3. The "Roaring Twenties" and the Credit Window

The 1920s marked the transition of the U.S. from a farming-based economy to a consumer-driven one.

  • Credit Expansion: By printing approximately 2.5 times more fiat money, the government enabled the middle class to access credit for the first time.
  • Market Manipulation: Industrialists and those in power utilized this influx of cash to inflate stock prices. The general public, lacking financial sophistication, followed the trend, viewing credit as "their money" to spend.
  • Risk Transfer: The speaker argues that the crash of 1929 was a calculated event. Once the "big kahunas" (industrialists) had transferred the risk of overvalued markets to the general public, the central banks "pulled the credit punch bowl away," causing the market to collapse.

4. The Perpetual Charter and Institutional Control

The speaker notes that the Federal Reserve was granted a perpetual charter (circa 1927), a departure from the historical 15–20 year charters that previously held central banks accountable. This allowed the Federal Reserve to operate without the threat of expiration, effectively insulating them from the political consequences of currency inflation.

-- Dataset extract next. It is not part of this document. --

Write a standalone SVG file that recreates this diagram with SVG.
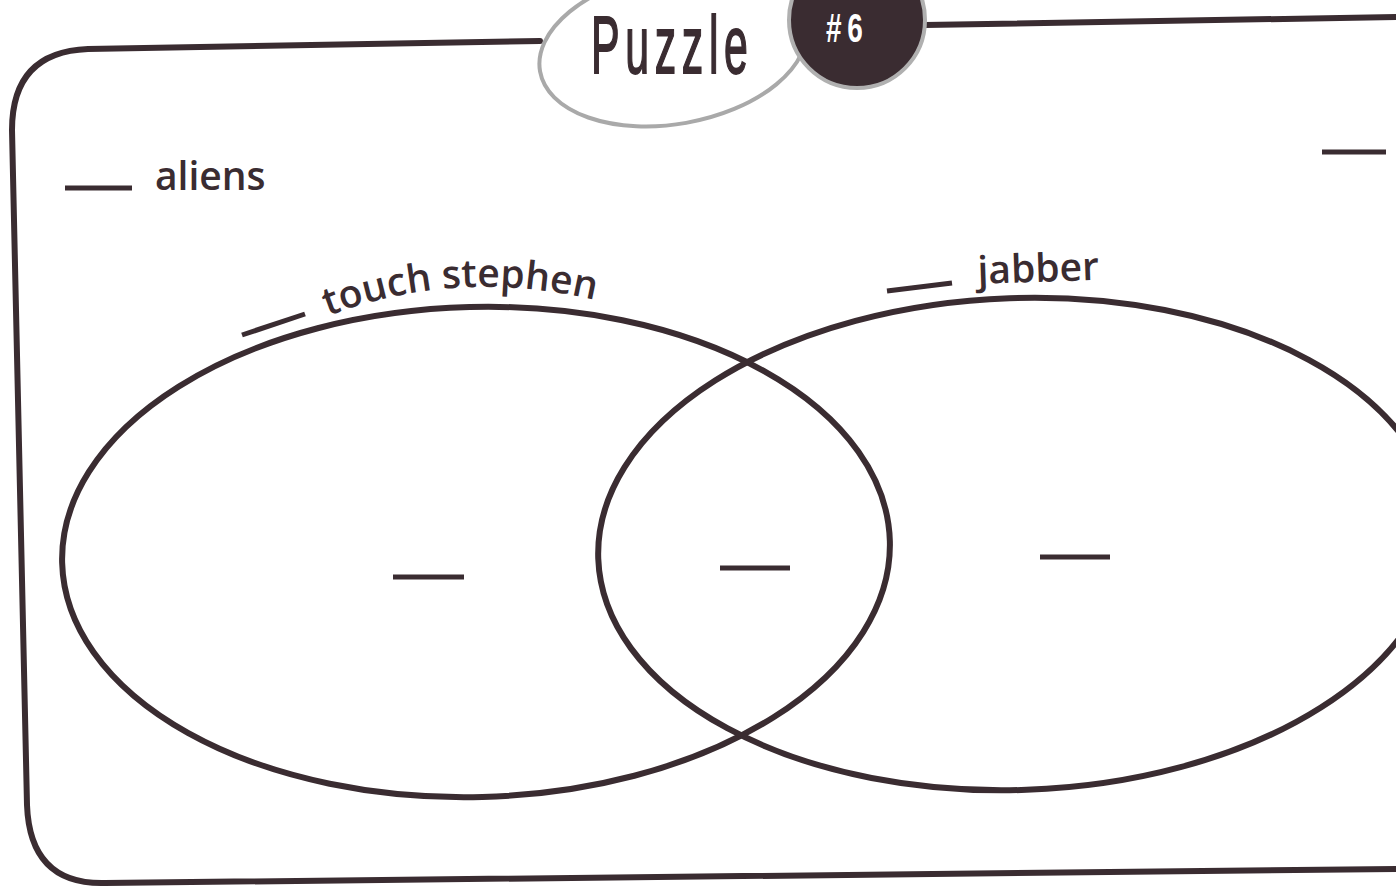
<svg xmlns="http://www.w3.org/2000/svg" width="1396" height="888" viewBox="0 0 1396 888">
<defs>
<style>
.ink{fill:none;stroke:#3a2c31;stroke-width:6;stroke-linecap:round}
.dash{stroke:#3a2c31;stroke-width:5}
.lbl{font-family:"Open Sans","DejaVu Sans",sans-serif;font-size:39px;font-weight:600;fill:#3a2c31}
</style>
<path id="arc" d="M 328 316 Q 460 266 604 302"/>
</defs>
<rect width="1396" height="888" fill="#ffffff"/>
<g id="frame">
<path class="ink" d="M 540 41 L 88 49 Q 12 52 12 130 L 27 805 Q 30 885 105 883 L 1396 869"/>
<path class="ink" d="M 925 25 L 1396 17"/>
</g>
<g id="title">
<ellipse cx="673" cy="48" rx="135" ry="76" transform="rotate(-10 673 48)" fill="#ffffff" stroke="#a9a9a9" stroke-width="4"/>
<circle cx="857" cy="20" r="68" fill="#3a2c31" stroke="#b0b0b0" stroke-width="4"/>
<text x="0" y="0" transform="translate(591 73) scale(0.63 1.19)" font-family="Liberation Sans, Arial, sans-serif" font-size="68" letter-spacing="9" fill="#3a2c31" stroke="#3a2c31" stroke-width="1.5">Puzzle</text>
<text x="0" y="0" transform="translate(826 42) scale(0.7 1)" font-family="Liberation Sans, Arial, sans-serif" font-size="40" font-weight="bold" letter-spacing="8" fill="#ffffff">#6</text>
</g>
<g id="sets">
<ellipse class="ink" cx="476" cy="552" rx="414" ry="245" transform="rotate(-1.5 476 552)"/>
<ellipse class="ink" cx="1018" cy="544" rx="420" ry="246" transform="rotate(-2 1018 544)"/>
</g>
<g id="labels">
<line class="dash" x1="65" y1="188" x2="132" y2="188"/>
<text class="lbl" x="155" y="190">aliens</text>
<line class="dash" x1="1322" y1="152" x2="1386" y2="152"/>
<line class="dash" x1="242" y1="335" x2="305" y2="314"/>
<text class="lbl"><textPath href="#arc">touch stephen</textPath></text>
<line class="dash" x1="887" y1="291" x2="952" y2="283"/>
<text class="lbl" x="978" y="284" transform="rotate(-2 978 284)">jabber</text>
<line class="dash" x1="393" y1="577" x2="464" y2="577"/>
<line class="dash" x1="720" y1="568" x2="790" y2="568"/>
<line class="dash" x1="1040" y1="557" x2="1110" y2="557"/>
</g>
</svg>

5. Historical Parallels and Economic Reckoning

The speaker draws a direct line between the policies of the 1930s and modern economic strategies:

  • ZIRP Failure: The speaker points out that the U.S. implemented a Zero Interest Rate Policy in 1933, which failed to prevent the Depression. They argue that modern attempts to use ZIRP are a "doubling down" on a proven ineffective strategy.
  • Debt Servicing: The core issue identified is that wealth built on debt requires constant servicing or "rolling over." When the credit punch bowl is removed, the inability to service that debt leads to default.
  • Wealth Transfer: The speaker concludes that the current economic environment is a repeat of the 1920s, where the system is designed to transfer wealth from the many to the few, and that individuals should seek assets that hold value rather than relying on fiat currency.

Synthesis

The video posits that the Great Depression was not an accidental market failure but a consequence of systemic monetary expansion and the deliberate withdrawal of credit once risk had been successfully offloaded to the public. The speaker warns that modern economic policies—specifically the reliance on debt, low interest rates, and fiat currency—mirror the structural flaws of the 1920s, suggesting that the current financial system is similarly fragile and designed to favor institutional interests over the general population.